Vail Valley rehab, wellness center to break ground Friday, July 13, in Cordillera, expects to begin seeing patients in September
After years of litigation, construction will finally begin Friday, July 13, on an addiction recovery and wellness center in Cordillera.
All Points North Lodge will be an integrated behavioral health, wellness and addiction recovery program located at the site of the former Lodge & Spa at Cordillera. The facility could begin seeing patients by September, the owners said.
The program's owners and operators, APN Capital, expect to spend $136 million on the project. The first phase is expected to cost $20 million, they said.
FINALLY MOVING FORWARD
Noah Nordheimer, founder and managing principal of APN Capital, is excited that the lawyering is behind them — most of it, anyway — and building is before them.
"We have brought together the brightest minds in this field to work here in the Vail Valley, and we are giving them one of the most impressive facilities and campus in the country from which to do this important work," Nordheimer said.
"The singular approach to substance-abuse recovery that we currently employ does not work. Instead, we need a holistic approach that includes physical and mental health, nutrition and fitness to make people healthy."
Along with helping people recover from addiction, APN Capital will also develop "transformative health technologies" to enhance the recovery process, Nordheimer said.
Jeff Brooks founded October Road, an addiction treatment program that he left six years ago. Brooks came out of retirement to be chief operations officer of APN Lodge because "they are making the investments to enhance quality care and to positively move clinical outcomes in a way that I haven't seen before."
After the first phase, additional acreage will be redeveloped into a health care campus that will offer specialized programming in wellness, physical and mental health, spiritual discovery and enhancement, primary care and preventive medicine services, Brooks said.
Several Cordillera homeowners tried for years to stop Nordheimer's Baltimore-based firm from converting The Lodge & Spa at Cordillera into a drug and alcohol rehab center.
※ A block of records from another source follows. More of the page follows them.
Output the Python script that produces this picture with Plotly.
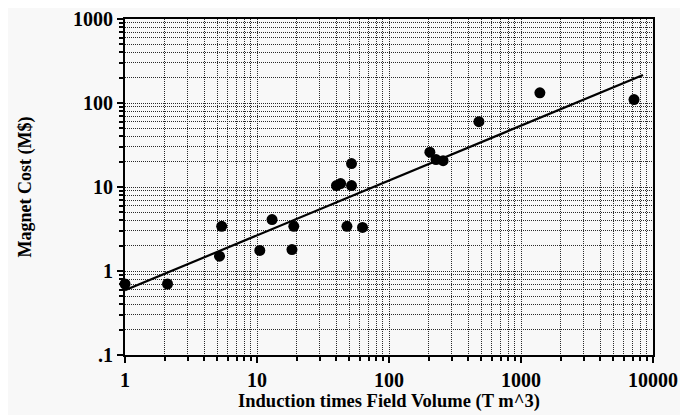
import plotly.graph_objects as go

# Data
field_volume = [1, 2.1, 5.2, 5.4, 10.5, 13, 18.4, 19, 40, 43, 52, 52, 48, 63,
                204, 227, 257, 480, 1390, 7180]
magnet_cost = [0.70, 0.70, 1.50, 3.4, 1.76, 4.1, 1.8, 3.4, 10.4, 11, 19, 10.4,
               3.4, 3.3, 26, 21.2, 20.6, 60, 132, 110]

fit_x = [1, 8400]
fit_y = [0.59, 216]

x_tickvals = [1, 10, 100, 1000, 10000]
x_ticktext = ["1", "10", "100", "1000", "10000"]
y_tickvals = [0.1, 1, 10, 100, 1000]
y_ticktext = [".1", "1", "10", "100", "1000"]

x_minor = [m * 10 ** d for d in range(0, 4) for m in range(2, 10)]
y_minor = [m * 10 ** d for d in range(-1, 3) for m in range(2, 10)]

BG = "#f8f8f8"
FONT = "Liberation Serif"

fig = go.Figure()
fig.add_trace(go.Scatter(x=fit_x, y=fit_y, mode="lines",
                         line=dict(color="black", width=2.2),
                         showlegend=False, hoverinfo="skip"))
fig.add_trace(go.Scatter(x=field_volume, y=magnet_cost, mode="markers",
                         marker=dict(color="black", size=11),
                         cliponaxis=False, showlegend=False))

grid = dict(gridcolor="#2a2a2a", gridwidth=1, griddash="1px,1px")

fig.update_layout(
    width=688, height=415,
    margin=dict(l=117, r=43, t=11, b=68),
    paper_bgcolor=BG, plot_bgcolor=BG,
    font=dict(family=FONT, size=18, color="black"),
    xaxis=dict(
        type="log", range=[-0.00001, 4.00001], automargin=False,
        ticklabeloverflow="allow",
        tickmode="array", tickvals=x_tickvals, ticktext=x_ticktext,
        tickfont=dict(family=FONT, size=20, weight="bold"),
        ticks="outside", ticklen=6, tickwidth=2, tickcolor="black",
        showline=True, linecolor="black", linewidth=2, mirror=True,
        showgrid=True, **grid,
        minor=dict(tickmode="array", tickvals=x_minor, ticks="outside",
                   ticklen=4, tickwidth=1.5, tickcolor="black",
                   showgrid=True, **grid),
        title=dict(text="Induction times Field Volume (T m^3)",
                   font=dict(family=FONT, size=18.5, weight="bold"), standoff=2),
        zeroline=False,
    ),
    yaxis=dict(
        type="log", range=[-1.00001, 3.00001], automargin=False,
        ticklabeloverflow="allow",
        tickmode="array", tickvals=y_tickvals, ticktext=y_ticktext,
        tickfont=dict(family=FONT, size=20, weight="bold"),
        ticks="outside", ticklen=6, tickwidth=2, tickcolor="black",
        showline=True, linecolor="black", linewidth=2, mirror=True,
        showgrid=True, **grid,
        minor=dict(tickmode="array", tickvals=y_minor, ticks="outside",
                   ticklen=4, tickwidth=1.5, tickcolor="black",
                   showgrid=True, **grid),
        title=dict(text="Magnet Cost (M$)",
                   font=dict(family=FONT, size=18, weight="bold"), standoff=37),
        zeroline=False,
    ),
)

fig.write_html("out.html")
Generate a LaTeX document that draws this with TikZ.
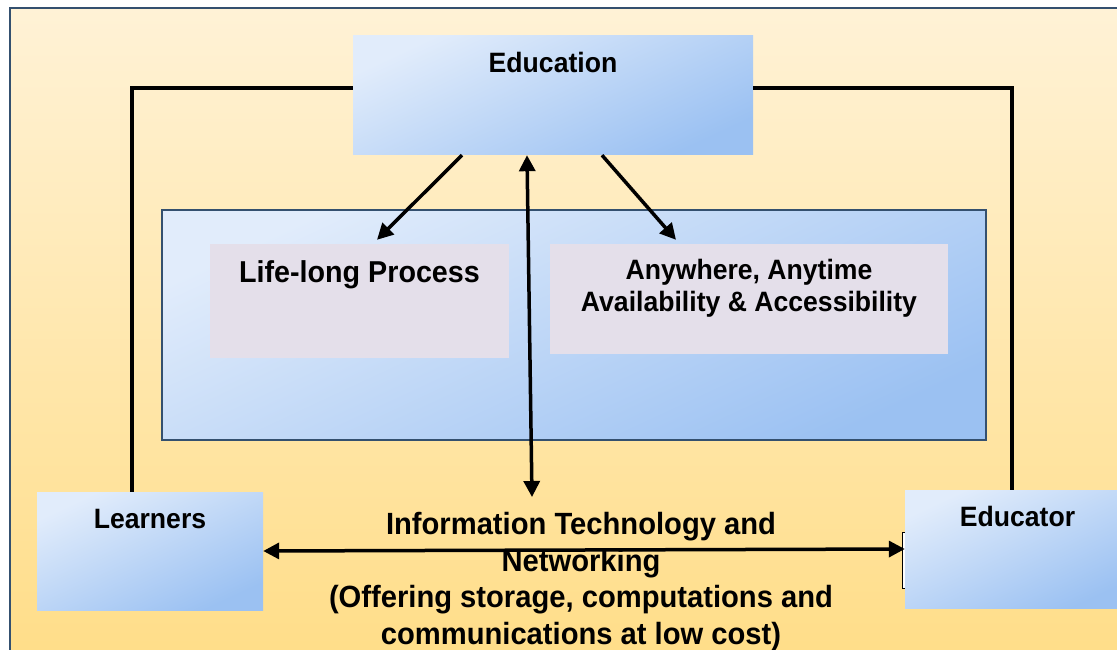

However, District Court Judge Fred Gannett pointed out that their numerous legal actions have one thing in common.
"Every one of these legal challenges was unsuccessful," Gannett said when he threw out numerous legal challenges brought by Cordillera homeowners and barred them from suing again on the same grounds.
Texas-based Behringer Harvard sold The Lodge & Spa at Cordillera to Nordheimer's Concerted Care Group and CSNM LLC, the development group that will convert The Lodge into a rehab center. After shopping The Lodge around for three years, the Concerted Care Group was the only serious prospect, according to court documents.
In February 2017, Federal District Court Judge R. Brooke Jackson threw out Cordillera's $100 million class-action lawsuit and refused to delay the sale of The Lodge. The sale closed in August 2017.
On Sept. 15, 2017, Eagle County District Court Judge Paul Dunkelman ruled that the Eagle County commissioners were correct when they unanimously gave Nordheimer the green light to convert and renovate The Lodge & Spa at Cordillera.
In October 2017, Nordheimer and his partners struck back, filing an Americans With Disabilities Act lawsuit in U.S. District Court, claiming that the Cordillera Metro District, the Cordillera Property Owners Association and several individuals were discriminating against the addicted. That suit is still working its way through federal court.
"Cordillera property owners have been monitoring the planning and development of All Points North Lodge. We are aware that the building permit process has been underway with Eagle County and they have been considering general contractors to undertake work on The Lodge building," said Rachel Oys, general manager of the Cordillera Metro District.
"As the owners of The Lodge have claimed in their filings with the U.S. District Court that they have been 'barred from commencing the use and providing housing and services to the clients,' we are as interested as anyone to hear the news that development is moving along."
In the meantime, an appeal in the state court is moving forward, Oys said.
"The Cordillera Property Owners Association continues to believe in the merits of the appeal and that (the) proposed use is simply not a use-by-right in the Cordillera PUD. We continue to await the federal court's decision with respect to the pending motions to dismiss the lawsuit against the community," Oys said.